制御性T細胞は<em>in vivo</em> で骨量減少を抑制する
Nature Reviews Rheumatology
2010年8月1日
TREG cells block bone loss in vivo
Journal of Immunology に掲載されたZaissらの研究によれば、制御性T(TREG)細胞の刺激により、腫瘍壊死因子 (TNF)が誘発する骨破壊が抑制される。
著者らは以前に、TREG 細胞がin vitro で破骨細胞の分化を直接的に抑制することを示している。本研究では、in vivo での骨に対するTREG細胞の作用とTREG細胞の免疫調節作用とを区別するために、炎症性関節炎のヒトTNF-トランスジェニックマウスモデルが用いられた。このマウスモデルはT 細胞非依存性であり、局所性および全身性の過剰な骨量減少を示すという特徴をもつ。
放射線照射したTNF-トランスジェニックマウスを、転写因子FOXP3を過剰発現したマウスの骨髄で再構成したところ、TREG細胞数の増加が認められた。これらのレシピエントマウスは、TNF誘発性の局所性関節破壊および全身性の骨量減少から効果的に保護された。こうした作用には、破骨細胞分化に対するTREG細胞の影響が関与している。対照的に、TREG細胞を欠いているドナー由来の骨髄を移植されたマウスでは、破骨細胞形成が亢進された結果、骨量減少量が増加した。
著者らは、抗CD28-スーパーアゴニスト抗体を用いた薬理学的アプローチ法によるTREG細胞の増殖も行った。

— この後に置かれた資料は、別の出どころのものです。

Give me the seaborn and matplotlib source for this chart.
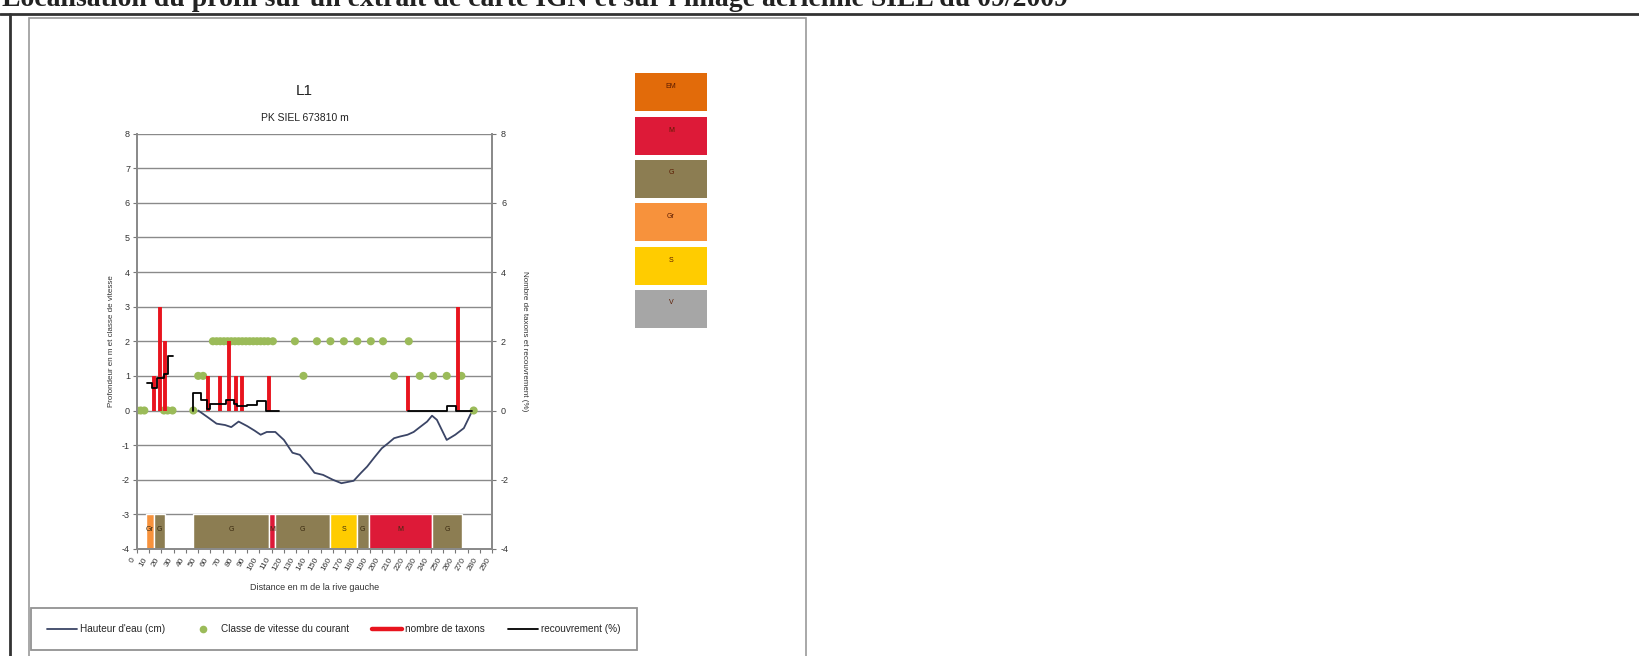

この抗体でin vivo 処理を行うことにより、TNF-トランスジェニックマウスにおけるTNF誘発性骨量減少が阻止され、注目すべきことに野生型マウスでは全身の骨密度が増加した。
著者らは、TREG細胞がヒトにおける骨破壊を制御するという見解を裏づけて、FOXP3+ T細胞の濃度は、関節リウマチ患者および健常対照者の末梢血中における骨破壊マーカーの血清濃度と逆相関することを報告した。
以上の結果から、TREG細胞活性の亢進は、関節リウマチ患者における炎症誘発性の構造的骨破壊を阻止する治療戦略となり得ることが示唆される。